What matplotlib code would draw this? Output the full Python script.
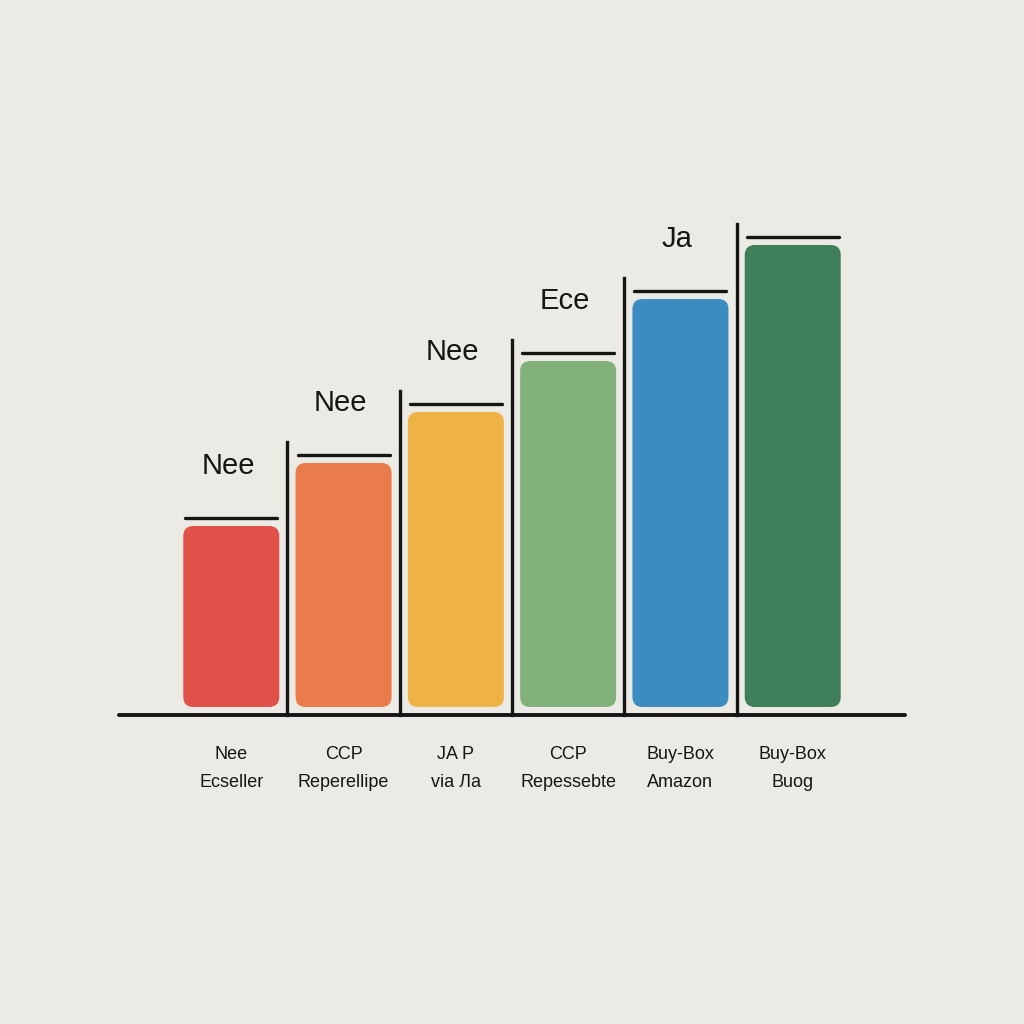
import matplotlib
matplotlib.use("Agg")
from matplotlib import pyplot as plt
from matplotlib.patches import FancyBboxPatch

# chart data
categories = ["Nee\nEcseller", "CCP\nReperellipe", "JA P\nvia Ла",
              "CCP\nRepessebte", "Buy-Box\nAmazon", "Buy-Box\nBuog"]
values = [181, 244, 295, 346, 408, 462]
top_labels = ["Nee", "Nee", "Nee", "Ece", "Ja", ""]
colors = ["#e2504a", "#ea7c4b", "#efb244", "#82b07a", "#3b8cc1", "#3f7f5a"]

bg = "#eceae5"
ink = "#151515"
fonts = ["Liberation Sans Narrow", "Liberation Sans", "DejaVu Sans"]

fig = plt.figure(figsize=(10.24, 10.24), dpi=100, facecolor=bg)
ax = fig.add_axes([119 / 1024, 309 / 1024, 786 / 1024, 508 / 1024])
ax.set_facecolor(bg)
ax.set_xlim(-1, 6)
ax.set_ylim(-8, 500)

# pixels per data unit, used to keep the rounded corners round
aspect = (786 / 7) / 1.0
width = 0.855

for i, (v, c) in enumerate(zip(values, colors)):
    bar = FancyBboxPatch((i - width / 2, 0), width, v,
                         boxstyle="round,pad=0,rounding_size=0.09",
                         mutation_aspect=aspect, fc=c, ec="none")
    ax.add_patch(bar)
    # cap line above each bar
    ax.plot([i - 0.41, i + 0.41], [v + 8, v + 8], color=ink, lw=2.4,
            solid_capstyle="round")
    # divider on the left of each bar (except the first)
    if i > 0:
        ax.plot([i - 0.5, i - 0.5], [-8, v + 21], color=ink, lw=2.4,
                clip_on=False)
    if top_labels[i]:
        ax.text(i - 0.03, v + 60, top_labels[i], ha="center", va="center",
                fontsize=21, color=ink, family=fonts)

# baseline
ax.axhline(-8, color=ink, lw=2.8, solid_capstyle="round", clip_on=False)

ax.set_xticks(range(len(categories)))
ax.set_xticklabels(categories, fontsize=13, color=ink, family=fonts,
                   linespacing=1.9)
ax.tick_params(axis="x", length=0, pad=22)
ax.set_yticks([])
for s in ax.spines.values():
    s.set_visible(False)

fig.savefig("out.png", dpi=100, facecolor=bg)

+===+

### TASK INSTRUCTIONS
The data should be printed again unchanged; leave its pictures out.

### FINISHED ANSWER
What matplotlib code would draw this? Output the full Python script.
import matplotlib
matplotlib.use("Agg")
from matplotlib import pyplot as plt
from matplotlib.patches import FancyBboxPatch

# chart data
categories = ["Nee\nEcseller", "CCP\nReperellipe", "JA P\nvia Ла",
              "CCP\nRepessebte", "Buy-Box\nAmazon", "Buy-Box\nBuog"]
values = [181, 244, 295, 346, 408, 462]
top_labels = ["Nee", "Nee", "Nee", "Ece", "Ja", ""]
colors = ["#e2504a", "#ea7c4b", "#efb244", "#82b07a", "#3b8cc1", "#3f7f5a"]

bg = "#eceae5"
ink = "#151515"
fonts = ["Liberation Sans Narrow", "Liberation Sans", "DejaVu Sans"]

fig = plt.figure(figsize=(10.24, 10.24), dpi=100, facecolor=bg)
ax = fig.add_axes([119 / 1024, 309 / 1024, 786 / 1024, 508 / 1024])
ax.set_facecolor(bg)
ax.set_xlim(-1, 6)
ax.set_ylim(-8, 500)

# pixels per data unit, used to keep the rounded corners round
aspect = (786 / 7) / 1.0
width = 0.855

for i, (v, c) in enumerate(zip(values, colors)):
    bar = FancyBboxPatch((i - width / 2, 0), width, v,
                         boxstyle="round,pad=0,rounding_size=0.09",
                         mutation_aspect=aspect, fc=c, ec="none")
    ax.add_patch(bar)
    # cap line above each bar
    ax.plot([i - 0.41, i + 0.41], [v + 8, v + 8], color=ink, lw=2.4,
            solid_capstyle="round")
    # divider on the left of each bar (except the first)
    if i > 0:
        ax.plot([i - 0.5, i - 0.5], [-8, v + 21], color=ink, lw=2.4,
                clip_on=False)
    if top_labels[i]:
        ax.text(i - 0.03, v + 60, top_labels[i], ha="center", va="center",
                fontsize=21, color=ink, family=fonts)

# baseline
ax.axhline(-8, color=ink, lw=2.8, solid_capstyle="round", clip_on=False)

ax.set_xticks(range(len(categories)))
ax.set_xticklabels(categories, fontsize=13, color=ink, family=fonts,
                   linespacing=1.9)
ax.tick_params(axis="x", length=0, pad=22)
ax.set_yticks([])
for s in ax.spines.values():
    s.set_visible(False)

fig.savefig("out.png", dpi=100, facecolor=bg)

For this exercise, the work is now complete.